During closing arguments, Chris Becker, assistant prosecutor, acknowledged that the young woman on trial “looks like a nice young lady.” But he said “sympathy” for her should not be a factor in deliberations.
Instead, they should look at the law, which says if a person gives the keys of her car to a person with two guns, and a short time later he dies at the hands of a police officer while reaching for one of those guns, she has aided and abetted him in the conduct that got him killed.

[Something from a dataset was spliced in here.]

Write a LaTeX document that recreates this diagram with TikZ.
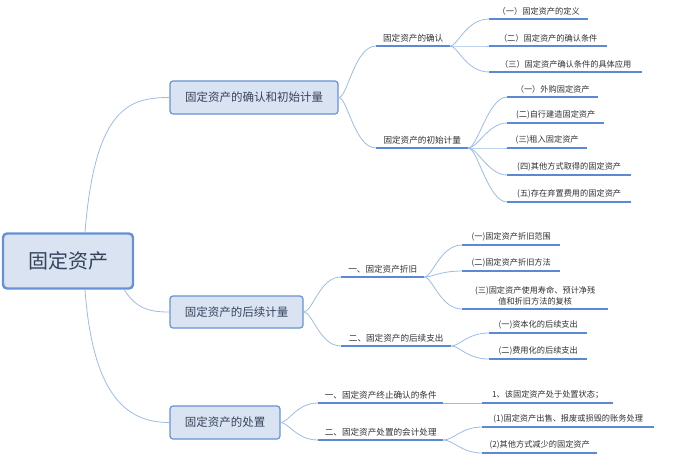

In this case, it was her boyfriend of two years, Taemarr Walker, 24, of Warren, who died in an Oct. 19, 2013, confrontation with a Warren police officer after Walker disobeyed multiple commands from the officer and pulled a gun out from under the front seat of Jelks’ car.
“She doesn’t have to touch the guns. She didn’t have to put them in [the car], but she did everything else except put them in there,” Becker said. “She let [Walker] drive the car. She let him put the handguns in the car.”
In addition to involuntary manslaughter in Walker’s death, a felony punishable by up to 11 years in prison, she’s charged with improperly handling firearms in a motor vehicle, which prohibited her or Walker from having firearms within their reach.